What to work on.
Repeat the listing that follows, character for character, minus the pictures.

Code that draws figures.
========
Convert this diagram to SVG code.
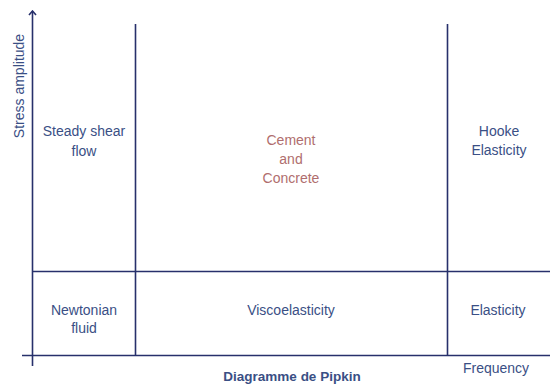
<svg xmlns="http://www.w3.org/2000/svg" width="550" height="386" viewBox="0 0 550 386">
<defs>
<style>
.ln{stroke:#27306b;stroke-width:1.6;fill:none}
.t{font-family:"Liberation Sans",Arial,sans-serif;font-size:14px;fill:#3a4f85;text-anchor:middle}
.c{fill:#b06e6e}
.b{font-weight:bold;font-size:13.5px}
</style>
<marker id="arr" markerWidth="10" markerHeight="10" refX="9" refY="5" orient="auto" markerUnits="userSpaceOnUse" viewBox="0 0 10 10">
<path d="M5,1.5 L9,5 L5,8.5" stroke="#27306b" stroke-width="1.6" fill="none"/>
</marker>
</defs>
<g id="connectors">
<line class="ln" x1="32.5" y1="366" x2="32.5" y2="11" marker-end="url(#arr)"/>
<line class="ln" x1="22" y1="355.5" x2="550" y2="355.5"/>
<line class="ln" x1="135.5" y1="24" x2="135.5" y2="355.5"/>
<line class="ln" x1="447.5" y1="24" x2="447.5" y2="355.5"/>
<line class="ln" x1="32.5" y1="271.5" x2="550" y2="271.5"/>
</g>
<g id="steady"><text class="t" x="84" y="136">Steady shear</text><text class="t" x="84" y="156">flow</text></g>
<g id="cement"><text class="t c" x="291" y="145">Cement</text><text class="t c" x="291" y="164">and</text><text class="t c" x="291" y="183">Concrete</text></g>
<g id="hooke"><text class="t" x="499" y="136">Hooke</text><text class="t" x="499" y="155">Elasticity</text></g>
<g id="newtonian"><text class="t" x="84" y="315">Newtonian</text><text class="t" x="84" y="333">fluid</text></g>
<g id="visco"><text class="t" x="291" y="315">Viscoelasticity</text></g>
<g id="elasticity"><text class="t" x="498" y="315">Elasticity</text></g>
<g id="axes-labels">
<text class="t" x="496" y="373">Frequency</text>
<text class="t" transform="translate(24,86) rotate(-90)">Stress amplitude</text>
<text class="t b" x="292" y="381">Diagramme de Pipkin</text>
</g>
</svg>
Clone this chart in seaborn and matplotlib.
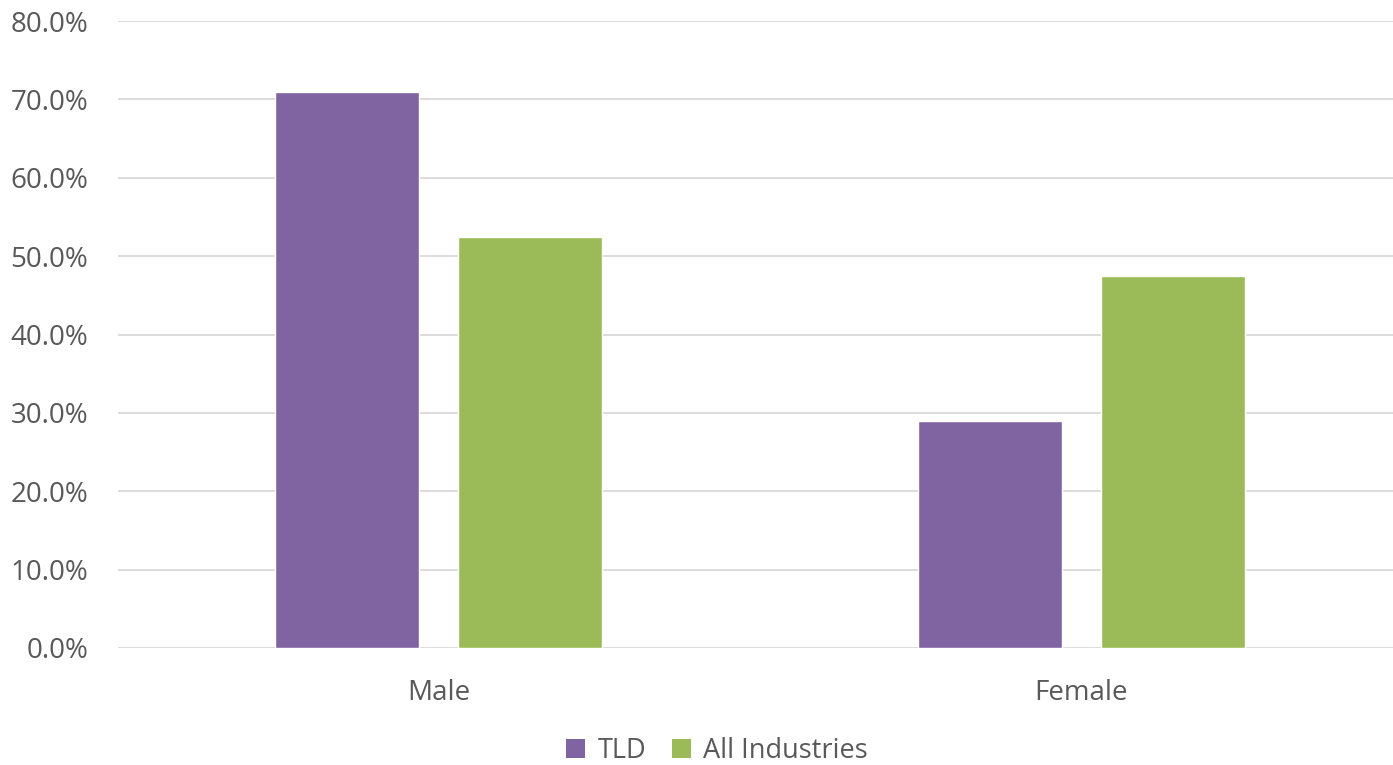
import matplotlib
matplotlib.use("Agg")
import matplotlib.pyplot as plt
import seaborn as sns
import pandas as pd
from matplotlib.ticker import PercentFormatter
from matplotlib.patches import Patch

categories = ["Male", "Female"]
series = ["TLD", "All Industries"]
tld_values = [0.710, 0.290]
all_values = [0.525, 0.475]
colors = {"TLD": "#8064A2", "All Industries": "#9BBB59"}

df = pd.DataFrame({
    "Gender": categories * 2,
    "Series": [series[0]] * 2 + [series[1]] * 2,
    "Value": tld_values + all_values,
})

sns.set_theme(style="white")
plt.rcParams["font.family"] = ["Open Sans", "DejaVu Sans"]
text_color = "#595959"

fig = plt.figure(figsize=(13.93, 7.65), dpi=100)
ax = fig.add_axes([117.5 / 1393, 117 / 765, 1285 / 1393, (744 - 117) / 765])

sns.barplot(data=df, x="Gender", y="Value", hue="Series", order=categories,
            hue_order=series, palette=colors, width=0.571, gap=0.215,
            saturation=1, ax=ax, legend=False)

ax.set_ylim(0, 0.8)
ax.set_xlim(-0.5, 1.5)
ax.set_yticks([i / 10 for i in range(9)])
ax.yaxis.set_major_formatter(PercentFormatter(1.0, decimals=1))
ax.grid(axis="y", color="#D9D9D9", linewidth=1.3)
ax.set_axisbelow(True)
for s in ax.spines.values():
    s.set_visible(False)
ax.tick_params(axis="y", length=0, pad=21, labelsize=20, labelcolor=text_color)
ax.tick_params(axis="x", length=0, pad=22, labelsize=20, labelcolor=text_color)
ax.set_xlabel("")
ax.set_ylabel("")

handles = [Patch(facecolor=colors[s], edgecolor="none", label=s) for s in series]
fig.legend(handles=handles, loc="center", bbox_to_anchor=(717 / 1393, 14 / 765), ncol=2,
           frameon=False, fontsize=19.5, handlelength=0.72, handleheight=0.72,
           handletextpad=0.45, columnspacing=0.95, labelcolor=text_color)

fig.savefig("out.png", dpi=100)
========
Exercise answer.
Convert this diagram to SVG code.
<svg xmlns="http://www.w3.org/2000/svg" width="550" height="386" viewBox="0 0 550 386">
<defs>
<style>
.ln{stroke:#27306b;stroke-width:1.6;fill:none}
.t{font-family:"Liberation Sans",Arial,sans-serif;font-size:14px;fill:#3a4f85;text-anchor:middle}
.c{fill:#b06e6e}
.b{font-weight:bold;font-size:13.5px}
</style>
<marker id="arr" markerWidth="10" markerHeight="10" refX="9" refY="5" orient="auto" markerUnits="userSpaceOnUse" viewBox="0 0 10 10">
<path d="M5,1.5 L9,5 L5,8.5" stroke="#27306b" stroke-width="1.6" fill="none"/>
</marker>
</defs>
<g id="connectors">
<line class="ln" x1="32.5" y1="366" x2="32.5" y2="11" marker-end="url(#arr)"/>
<line class="ln" x1="22" y1="355.5" x2="550" y2="355.5"/>
<line class="ln" x1="135.5" y1="24" x2="135.5" y2="355.5"/>
<line class="ln" x1="447.5" y1="24" x2="447.5" y2="355.5"/>
<line class="ln" x1="32.5" y1="271.5" x2="550" y2="271.5"/>
</g>
<g id="steady"><text class="t" x="84" y="136">Steady shear</text><text class="t" x="84" y="156">flow</text></g>
<g id="cement"><text class="t c" x="291" y="145">Cement</text><text class="t c" x="291" y="164">and</text><text class="t c" x="291" y="183">Concrete</text></g>
<g id="hooke"><text class="t" x="499" y="136">Hooke</text><text class="t" x="499" y="155">Elasticity</text></g>
<g id="newtonian"><text class="t" x="84" y="315">Newtonian</text><text class="t" x="84" y="333">fluid</text></g>
<g id="visco"><text class="t" x="291" y="315">Viscoelasticity</text></g>
<g id="elasticity"><text class="t" x="498" y="315">Elasticity</text></g>
<g id="axes-labels">
<text class="t" x="496" y="373">Frequency</text>
<text class="t" transform="translate(24,86) rotate(-90)">Stress amplitude</text>
<text class="t b" x="292" y="381">Diagramme de Pipkin</text>
</g>
</svg>
Clone this chart in seaborn and matplotlib.
import matplotlib
matplotlib.use("Agg")
import matplotlib.pyplot as plt
import seaborn as sns
import pandas as pd
from matplotlib.ticker import PercentFormatter
from matplotlib.patches import Patch

categories = ["Male", "Female"]
series = ["TLD", "All Industries"]
tld_values = [0.710, 0.290]
all_values = [0.525, 0.475]
colors = {"TLD": "#8064A2", "All Industries": "#9BBB59"}

df = pd.DataFrame({
    "Gender": categories * 2,
    "Series": [series[0]] * 2 + [series[1]] * 2,
    "Value": tld_values + all_values,
})

sns.set_theme(style="white")
plt.rcParams["font.family"] = ["Open Sans", "DejaVu Sans"]
text_color = "#595959"

fig = plt.figure(figsize=(13.93, 7.65), dpi=100)
ax = fig.add_axes([117.5 / 1393, 117 / 765, 1285 / 1393, (744 - 117) / 765])

sns.barplot(data=df, x="Gender", y="Value", hue="Series", order=categories,
            hue_order=series, palette=colors, width=0.571, gap=0.215,
            saturation=1, ax=ax, legend=False)

ax.set_ylim(0, 0.8)
ax.set_xlim(-0.5, 1.5)
ax.set_yticks([i / 10 for i in range(9)])
ax.yaxis.set_major_formatter(PercentFormatter(1.0, decimals=1))
ax.grid(axis="y", color="#D9D9D9", linewidth=1.3)
ax.set_axisbelow(True)
for s in ax.spines.values():
    s.set_visible(False)
ax.tick_params(axis="y", length=0, pad=21, labelsize=20, labelcolor=text_color)
ax.tick_params(axis="x", length=0, pad=22, labelsize=20, labelcolor=text_color)
ax.set_xlabel("")
ax.set_ylabel("")

handles = [Patch(facecolor=colors[s], edgecolor="none", label=s) for s in series]
fig.legend(handles=handles, loc="center", bbox_to_anchor=(717 / 1393, 14 / 765), ncol=2,
           frameon=False, fontsize=19.5, handlelength=0.72, handleheight=0.72,
           handletextpad=0.45, columnspacing=0.95, labelcolor=text_color)

fig.savefig("out.png", dpi=100)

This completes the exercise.